Lion will receive up to $300 million from Anheuser-Busch InBev as compensation for the early termination of its distribution deal for Corona and other brands.
AB InBev has terminated Lion’s agreement effective from September 30, suggesting the global brewing giant is highly confident it will receive all necessary approvals for its acquisition of SABMiller to proceed.
“Lion was notified of the termination at the end of March, 2016,” parent company Kirin Holdings announced today.
“After consultations, Lion reached agreement on the terms of the termination yesterday.”
Kirin said Lion expects to receive payments in the range of $250 million to $300 million during the second half of the 2016 financial year, as calculated according to the agreement.
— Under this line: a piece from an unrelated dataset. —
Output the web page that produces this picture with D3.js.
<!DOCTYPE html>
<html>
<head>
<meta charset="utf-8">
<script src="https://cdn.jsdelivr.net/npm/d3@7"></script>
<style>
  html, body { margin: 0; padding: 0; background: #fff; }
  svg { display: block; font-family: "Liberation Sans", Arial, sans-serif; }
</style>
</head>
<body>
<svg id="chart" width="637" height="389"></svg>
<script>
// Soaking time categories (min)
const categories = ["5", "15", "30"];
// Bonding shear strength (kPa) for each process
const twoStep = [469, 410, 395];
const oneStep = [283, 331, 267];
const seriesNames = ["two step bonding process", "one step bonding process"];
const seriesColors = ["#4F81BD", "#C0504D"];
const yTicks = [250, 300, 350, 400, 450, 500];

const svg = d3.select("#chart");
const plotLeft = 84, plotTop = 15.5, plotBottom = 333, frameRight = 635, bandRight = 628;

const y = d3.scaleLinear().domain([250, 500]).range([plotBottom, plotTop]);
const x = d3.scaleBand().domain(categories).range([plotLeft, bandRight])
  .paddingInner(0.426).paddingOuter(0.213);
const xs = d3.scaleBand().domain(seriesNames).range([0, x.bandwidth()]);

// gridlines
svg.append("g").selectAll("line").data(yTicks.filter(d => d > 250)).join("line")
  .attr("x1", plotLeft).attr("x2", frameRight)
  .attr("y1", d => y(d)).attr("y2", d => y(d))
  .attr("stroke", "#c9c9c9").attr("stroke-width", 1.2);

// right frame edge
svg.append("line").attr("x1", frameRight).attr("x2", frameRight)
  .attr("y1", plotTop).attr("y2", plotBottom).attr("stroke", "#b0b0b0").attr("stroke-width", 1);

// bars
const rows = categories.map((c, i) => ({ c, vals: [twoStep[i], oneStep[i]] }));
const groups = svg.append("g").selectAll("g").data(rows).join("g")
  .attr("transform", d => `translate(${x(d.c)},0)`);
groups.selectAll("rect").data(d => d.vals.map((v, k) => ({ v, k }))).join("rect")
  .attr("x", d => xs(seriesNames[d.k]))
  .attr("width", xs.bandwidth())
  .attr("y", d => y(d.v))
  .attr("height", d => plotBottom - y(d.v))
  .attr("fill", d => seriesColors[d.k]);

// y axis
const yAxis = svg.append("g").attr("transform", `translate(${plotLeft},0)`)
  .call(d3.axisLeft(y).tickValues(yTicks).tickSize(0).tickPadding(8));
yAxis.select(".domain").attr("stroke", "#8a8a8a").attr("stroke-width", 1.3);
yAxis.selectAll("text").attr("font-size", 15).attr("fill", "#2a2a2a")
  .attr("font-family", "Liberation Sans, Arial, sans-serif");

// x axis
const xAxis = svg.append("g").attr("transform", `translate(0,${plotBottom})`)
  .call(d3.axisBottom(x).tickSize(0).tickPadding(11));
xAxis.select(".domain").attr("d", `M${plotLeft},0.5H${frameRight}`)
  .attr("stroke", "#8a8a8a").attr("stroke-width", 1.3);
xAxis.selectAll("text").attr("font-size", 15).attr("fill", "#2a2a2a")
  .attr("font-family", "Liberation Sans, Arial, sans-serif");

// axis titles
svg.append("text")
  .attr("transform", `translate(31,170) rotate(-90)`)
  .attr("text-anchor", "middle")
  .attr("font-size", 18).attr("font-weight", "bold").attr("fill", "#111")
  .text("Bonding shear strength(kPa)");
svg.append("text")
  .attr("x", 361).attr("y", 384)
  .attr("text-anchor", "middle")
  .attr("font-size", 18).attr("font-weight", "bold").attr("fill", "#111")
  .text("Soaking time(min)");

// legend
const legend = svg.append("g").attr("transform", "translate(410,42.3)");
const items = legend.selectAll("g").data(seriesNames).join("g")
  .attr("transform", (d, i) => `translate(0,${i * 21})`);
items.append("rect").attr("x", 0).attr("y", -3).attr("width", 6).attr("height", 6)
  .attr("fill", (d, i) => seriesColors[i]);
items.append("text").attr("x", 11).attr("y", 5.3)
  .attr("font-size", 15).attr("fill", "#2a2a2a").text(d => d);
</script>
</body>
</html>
Carlton & United Breweries (CUB) has written to customers advising that it will begin accepting orders for the AB InBev brands on October 1.
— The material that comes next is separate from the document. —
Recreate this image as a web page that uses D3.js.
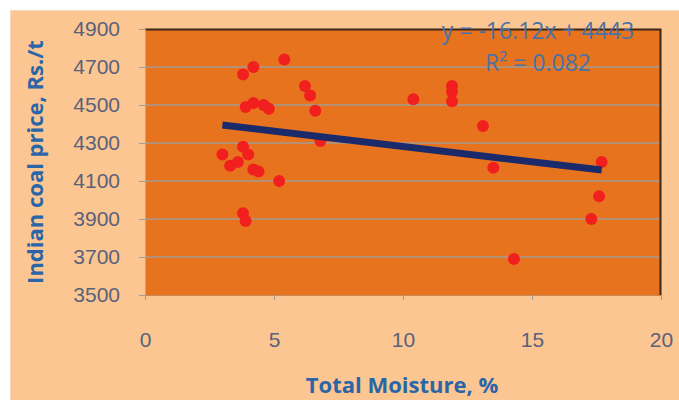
<!DOCTYPE html>
<html>
<head>
<meta charset="utf-8">
<script src="https://cdn.jsdelivr.net/npm/d3@7/dist/d3.min.js"></script>
<style>
  html, body { margin: 0; padding: 0; background: #ffffff; }
  svg { display: block; font-family: "Open Sans", "Liberation Sans", sans-serif; }
</style>
</head>
<body>
<svg id="chart" width="679" height="400"></svg>
<script>
// Total moisture (%) of each coal sample and its Indian coal price (Rs./t)
const moisture = [
  3.8, 4.2, 5.4,
  3.9, 4.2, 4.6, 4.8,
  6.2, 6.4, 6.6, 6.8,
  3.0, 3.3, 3.6, 3.8, 4.0, 4.2, 4.4, 5.2,
  3.8, 3.9,
  10.4, 11.9, 11.9, 11.9, 13.1, 13.5,
  17.7, 17.6, 17.3, 14.3
];
const price = [
  4660, 4700, 4740,
  4490, 4510, 4500, 4480,
  4600, 4550, 4470, 4310,
  4240, 4180, 4200, 4280, 4240, 4160, 4150, 4100,
  3930, 3890,
  4530, 4600, 4570, 4520, 4390, 4170,
  4200, 4020, 3900, 3690
];

// Linear trend fitted to the samples
const slope = -16.12;
const intercept = 4443;
const rSquared = 0.082;

const xTicks = [0, 5, 10, 15, 20];
const yTicks = [3500, 3700, 3900, 4100, 4300, 4500, 4700, 4900];

const svg = d3.select("#chart");
const W = 679, H = 400;
const plot = { left: 145, right: 661, top: 29, bottom: 295 };

// Chart area background
svg.append("rect")
  .attr("x", 10.5).attr("y", 10.5)
  .attr("width", W - 10).attr("height", H - 10)
  .attr("fill", "#fcc692")
  .attr("stroke", "#f2d9bf").attr("stroke-width", 1);

const x = d3.scaleLinear().domain([0, 20]).range([plot.left, plot.right]);
const y = d3.scaleLinear().domain([3500, 4900]).range([plot.bottom, plot.top]);

// Plot area
svg.append("rect")
  .attr("x", plot.left).attr("y", plot.top)
  .attr("width", plot.right - plot.left).attr("height", plot.bottom - plot.top)
  .attr("fill", "#e8731f");

// Horizontal gridlines
svg.append("g")
  .selectAll("line")
  .data(yTicks.filter(t => t > 3500 && t < 4900))
  .join("line")
  .attr("x1", plot.left).attr("x2", plot.right)
  .attr("y1", d => y(d)).attr("y2", d => y(d))
  .attr("stroke", "#a39a93").attr("stroke-width", 1.3);

// Plot frame: dark top and right edges
svg.append("path")
  .attr("d", `M${plot.left},${plot.top + 0.5}H${plot.right - 0.5}V${plot.bottom}`)
  .attr("fill", "none").attr("stroke", "#3b2618").attr("stroke-width", 2);

// Y axis
const yAxis = d3.axisLeft(y).tickValues(yTicks).tickSize(6).tickPadding(10).tickFormat(d3.format("d"));
const gy = svg.append("g").attr("transform", `translate(${plot.left},0)`).call(yAxis);
gy.select(".domain").attr("stroke", "#b8a48f");
gy.selectAll(".tick line").attr("stroke", "#a39a93");
gy.selectAll(".tick text")
  .attr("fill", "#59627a").attr("font-size", 21).attr("x", -25);

// X axis
const xAxis = d3.axisBottom(x).tickValues(xTicks).tickSize(5).tickPadding(32);
const gx = svg.append("g").attr("transform", `translate(0,${plot.bottom})`).call(xAxis);
gx.select(".domain").attr("stroke", "#c98a55");
gx.selectAll(".tick line").attr("stroke", "#a39a93");
gx.selectAll(".tick text").attr("fill", "#59627a").attr("font-size", 21);

// Data points
svg.append("g")
  .selectAll("circle")
  .data(moisture.map((m, i) => [m, price[i]]))
  .join("circle")
  .attr("cx", d => x(d[0]))
  .attr("cy", d => y(d[1]))
  .attr("r", 6)
  .attr("fill", "#f21f1f");

// Trend line across the sampled moisture range
const xMin = d3.min(moisture), xMax = d3.max(moisture);
svg.append("line")
  .attr("x1", x(xMin)).attr("y1", y(slope * xMin + intercept))
  .attr("x2", x(xMax)).attr("y2", y(slope * xMax + intercept))
  .attr("stroke", "#1b2a6b").attr("stroke-width", 7);

// Trend equation
svg.append("text")
  .attr("x", 538).attr("y", 39)
  .attr("text-anchor", "middle")
  .attr("fill", "#4a72a3").attr("font-size", 23)
  .text(`y = ${slope}x + ${intercept}`);
svg.append("text")
  .attr("x", 538).attr("y", 71)
  .attr("text-anchor", "middle")
  .attr("fill", "#4a72a3").attr("font-size", 23)
  .text(`R² = ${rSquared}`);

// Axis titles
svg.append("text")
  .attr("transform", "translate(43,162) rotate(-90)")
  .attr("text-anchor", "middle")
  .attr("fill", "#2a65a8").attr("font-size", 22).attr("font-weight", "bold")
  .text("Indian coal price, Rs./t");
svg.append("text")
  .attr("x", 402).attr("y", 393)
  .attr("text-anchor", "middle")
  .attr("fill", "#2a65a8").attr("font-size", 22).attr("font-weight", "bold")
  .text("Total Moisture, %");
</script>
</body>
</html>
“On and prior to 30 September 2016, all orders for AB InBev brands should be placed with Lion representatives who will deliver according to normal delivery schedules,” the CUB letter says.
“AB InBev has expressed its gratitude to Lion for being a trusted distribution partner in Australia, and is very pleased to rekindle its distribution partnership with CUB.”
Aside from Corona Extra, the AB InBev portfolio includes Budweiser, Stella Artois, Stella Artois Legere, Beck’s, Hoegaarden, Leffe, Pacifico Clara, Negra Modelo and Belle-Vue Kriek.